_Collected material_.
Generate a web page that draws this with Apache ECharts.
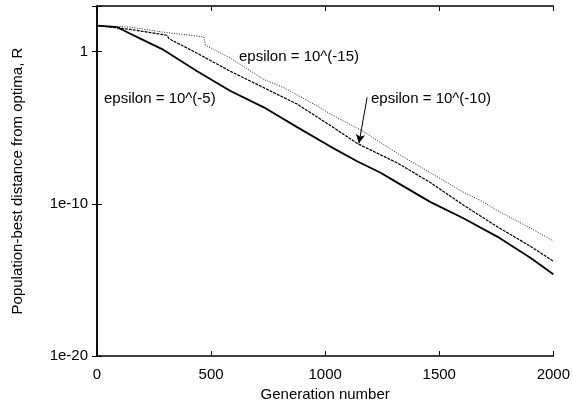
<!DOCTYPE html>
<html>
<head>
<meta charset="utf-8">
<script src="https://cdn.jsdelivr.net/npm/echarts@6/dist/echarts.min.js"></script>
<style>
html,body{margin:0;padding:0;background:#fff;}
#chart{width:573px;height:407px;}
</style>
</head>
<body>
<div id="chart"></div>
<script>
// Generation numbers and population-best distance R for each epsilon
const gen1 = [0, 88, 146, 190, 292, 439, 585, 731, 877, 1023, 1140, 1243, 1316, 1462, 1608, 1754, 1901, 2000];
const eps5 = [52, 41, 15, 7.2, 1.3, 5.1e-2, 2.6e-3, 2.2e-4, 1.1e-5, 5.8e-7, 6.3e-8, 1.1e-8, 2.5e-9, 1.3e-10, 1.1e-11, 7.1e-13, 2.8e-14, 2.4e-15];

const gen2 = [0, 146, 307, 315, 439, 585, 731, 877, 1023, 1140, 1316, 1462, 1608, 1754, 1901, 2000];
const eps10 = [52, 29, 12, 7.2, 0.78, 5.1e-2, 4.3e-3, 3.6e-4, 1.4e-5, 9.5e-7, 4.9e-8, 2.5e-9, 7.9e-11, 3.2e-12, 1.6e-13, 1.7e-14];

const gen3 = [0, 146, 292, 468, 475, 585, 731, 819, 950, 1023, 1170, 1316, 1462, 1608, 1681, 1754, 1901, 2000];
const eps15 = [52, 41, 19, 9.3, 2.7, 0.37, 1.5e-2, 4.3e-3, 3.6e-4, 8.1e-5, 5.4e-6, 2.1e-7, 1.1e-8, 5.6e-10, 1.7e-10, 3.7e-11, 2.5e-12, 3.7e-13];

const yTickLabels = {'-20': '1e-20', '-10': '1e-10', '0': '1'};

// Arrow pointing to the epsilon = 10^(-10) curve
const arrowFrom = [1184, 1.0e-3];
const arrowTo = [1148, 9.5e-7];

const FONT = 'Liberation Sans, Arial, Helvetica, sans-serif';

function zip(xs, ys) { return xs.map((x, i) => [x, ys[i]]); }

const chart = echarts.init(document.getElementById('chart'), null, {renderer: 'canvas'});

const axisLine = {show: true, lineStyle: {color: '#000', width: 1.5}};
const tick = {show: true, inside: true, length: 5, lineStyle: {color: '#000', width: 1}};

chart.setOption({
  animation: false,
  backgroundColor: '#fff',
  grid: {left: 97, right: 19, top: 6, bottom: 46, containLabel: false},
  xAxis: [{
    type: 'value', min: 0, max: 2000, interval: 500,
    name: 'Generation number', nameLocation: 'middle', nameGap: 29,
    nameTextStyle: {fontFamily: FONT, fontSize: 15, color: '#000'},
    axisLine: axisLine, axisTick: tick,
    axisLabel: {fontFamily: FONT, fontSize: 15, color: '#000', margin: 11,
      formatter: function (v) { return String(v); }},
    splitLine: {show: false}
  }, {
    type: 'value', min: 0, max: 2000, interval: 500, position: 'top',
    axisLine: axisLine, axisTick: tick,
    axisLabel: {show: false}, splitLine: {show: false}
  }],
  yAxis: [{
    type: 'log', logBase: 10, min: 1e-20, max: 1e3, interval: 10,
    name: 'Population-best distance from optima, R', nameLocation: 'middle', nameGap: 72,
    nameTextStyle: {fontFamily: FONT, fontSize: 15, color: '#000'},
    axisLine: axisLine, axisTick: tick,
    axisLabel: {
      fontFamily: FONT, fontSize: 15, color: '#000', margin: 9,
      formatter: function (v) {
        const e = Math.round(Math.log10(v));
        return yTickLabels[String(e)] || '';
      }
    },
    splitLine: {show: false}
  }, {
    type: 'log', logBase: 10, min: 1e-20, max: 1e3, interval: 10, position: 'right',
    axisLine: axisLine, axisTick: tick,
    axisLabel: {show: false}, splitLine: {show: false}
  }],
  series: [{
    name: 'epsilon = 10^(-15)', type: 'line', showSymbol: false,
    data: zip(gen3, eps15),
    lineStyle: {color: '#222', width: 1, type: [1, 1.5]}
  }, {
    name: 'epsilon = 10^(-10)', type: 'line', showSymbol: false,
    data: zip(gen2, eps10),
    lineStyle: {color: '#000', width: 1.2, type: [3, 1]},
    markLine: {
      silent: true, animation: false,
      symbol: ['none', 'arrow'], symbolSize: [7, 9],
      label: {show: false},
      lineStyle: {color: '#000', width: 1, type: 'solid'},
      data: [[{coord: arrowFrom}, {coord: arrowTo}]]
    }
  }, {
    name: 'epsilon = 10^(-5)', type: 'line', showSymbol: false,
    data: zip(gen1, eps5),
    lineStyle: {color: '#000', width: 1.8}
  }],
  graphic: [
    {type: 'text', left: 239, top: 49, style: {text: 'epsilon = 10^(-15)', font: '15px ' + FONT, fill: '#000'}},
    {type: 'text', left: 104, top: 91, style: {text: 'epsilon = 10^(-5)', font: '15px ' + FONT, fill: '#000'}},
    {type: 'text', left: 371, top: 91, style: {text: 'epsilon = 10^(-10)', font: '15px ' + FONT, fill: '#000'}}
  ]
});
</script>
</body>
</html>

_Task to complete_.
The pictures should not be reproduced; quote all of the other material exactly.

_Completed task_.
Generate a web page that draws this with Apache ECharts.
<!DOCTYPE html>
<html>
<head>
<meta charset="utf-8">
<script src="https://cdn.jsdelivr.net/npm/echarts@6/dist/echarts.min.js"></script>
<style>
html,body{margin:0;padding:0;background:#fff;}
#chart{width:573px;height:407px;}
</style>
</head>
<body>
<div id="chart"></div>
<script>
// Generation numbers and population-best distance R for each epsilon
const gen1 = [0, 88, 146, 190, 292, 439, 585, 731, 877, 1023, 1140, 1243, 1316, 1462, 1608, 1754, 1901, 2000];
const eps5 = [52, 41, 15, 7.2, 1.3, 5.1e-2, 2.6e-3, 2.2e-4, 1.1e-5, 5.8e-7, 6.3e-8, 1.1e-8, 2.5e-9, 1.3e-10, 1.1e-11, 7.1e-13, 2.8e-14, 2.4e-15];

const gen2 = [0, 146, 307, 315, 439, 585, 731, 877, 1023, 1140, 1316, 1462, 1608, 1754, 1901, 2000];
const eps10 = [52, 29, 12, 7.2, 0.78, 5.1e-2, 4.3e-3, 3.6e-4, 1.4e-5, 9.5e-7, 4.9e-8, 2.5e-9, 7.9e-11, 3.2e-12, 1.6e-13, 1.7e-14];

const gen3 = [0, 146, 292, 468, 475, 585, 731, 819, 950, 1023, 1170, 1316, 1462, 1608, 1681, 1754, 1901, 2000];
const eps15 = [52, 41, 19, 9.3, 2.7, 0.37, 1.5e-2, 4.3e-3, 3.6e-4, 8.1e-5, 5.4e-6, 2.1e-7, 1.1e-8, 5.6e-10, 1.7e-10, 3.7e-11, 2.5e-12, 3.7e-13];

const yTickLabels = {'-20': '1e-20', '-10': '1e-10', '0': '1'};

// Arrow pointing to the epsilon = 10^(-10) curve
const arrowFrom = [1184, 1.0e-3];
const arrowTo = [1148, 9.5e-7];

const FONT = 'Liberation Sans, Arial, Helvetica, sans-serif';

function zip(xs, ys) { return xs.map((x, i) => [x, ys[i]]); }

const chart = echarts.init(document.getElementById('chart'), null, {renderer: 'canvas'});

const axisLine = {show: true, lineStyle: {color: '#000', width: 1.5}};
const tick = {show: true, inside: true, length: 5, lineStyle: {color: '#000', width: 1}};

chart.setOption({
  animation: false,
  backgroundColor: '#fff',
  grid: {left: 97, right: 19, top: 6, bottom: 46, containLabel: false},
  xAxis: [{
    type: 'value', min: 0, max: 2000, interval: 500,
    name: 'Generation number', nameLocation: 'middle', nameGap: 29,
    nameTextStyle: {fontFamily: FONT, fontSize: 15, color: '#000'},
    axisLine: axisLine, axisTick: tick,
    axisLabel: {fontFamily: FONT, fontSize: 15, color: '#000', margin: 11,
      formatter: function (v) { return String(v); }},
    splitLine: {show: false}
  }, {
    type: 'value', min: 0, max: 2000, interval: 500, position: 'top',
    axisLine: axisLine, axisTick: tick,
    axisLabel: {show: false}, splitLine: {show: false}
  }],
  yAxis: [{
    type: 'log', logBase: 10, min: 1e-20, max: 1e3, interval: 10,
    name: 'Population-best distance from optima, R', nameLocation: 'middle', nameGap: 72,
    nameTextStyle: {fontFamily: FONT, fontSize: 15, color: '#000'},
    axisLine: axisLine, axisTick: tick,
    axisLabel: {
      fontFamily: FONT, fontSize: 15, color: '#000', margin: 9,
      formatter: function (v) {
        const e = Math.round(Math.log10(v));
        return yTickLabels[String(e)] || '';
      }
    },
    splitLine: {show: false}
  }, {
    type: 'log', logBase: 10, min: 1e-20, max: 1e3, interval: 10, position: 'right',
    axisLine: axisLine, axisTick: tick,
    axisLabel: {show: false}, splitLine: {show: false}
  }],
  series: [{
    name: 'epsilon = 10^(-15)', type: 'line', showSymbol: false,
    data: zip(gen3, eps15),
    lineStyle: {color: '#222', width: 1, type: [1, 1.5]}
  }, {
    name: 'epsilon = 10^(-10)', type: 'line', showSymbol: false,
    data: zip(gen2, eps10),
    lineStyle: {color: '#000', width: 1.2, type: [3, 1]},
    markLine: {
      silent: true, animation: false,
      symbol: ['none', 'arrow'], symbolSize: [7, 9],
      label: {show: false},
      lineStyle: {color: '#000', width: 1, type: 'solid'},
      data: [[{coord: arrowFrom}, {coord: arrowTo}]]
    }
  }, {
    name: 'epsilon = 10^(-5)', type: 'line', showSymbol: false,
    data: zip(gen1, eps5),
    lineStyle: {color: '#000', width: 1.8}
  }],
  graphic: [
    {type: 'text', left: 239, top: 49, style: {text: 'epsilon = 10^(-15)', font: '15px ' + FONT, fill: '#000'}},
    {type: 'text', left: 104, top: 91, style: {text: 'epsilon = 10^(-5)', font: '15px ' + FONT, fill: '#000'}},
    {type: 'text', left: 371, top: 91, style: {text: 'epsilon = 10^(-10)', font: '15px ' + FONT, fill: '#000'}}
  ]
});
</script>
</body>
</html>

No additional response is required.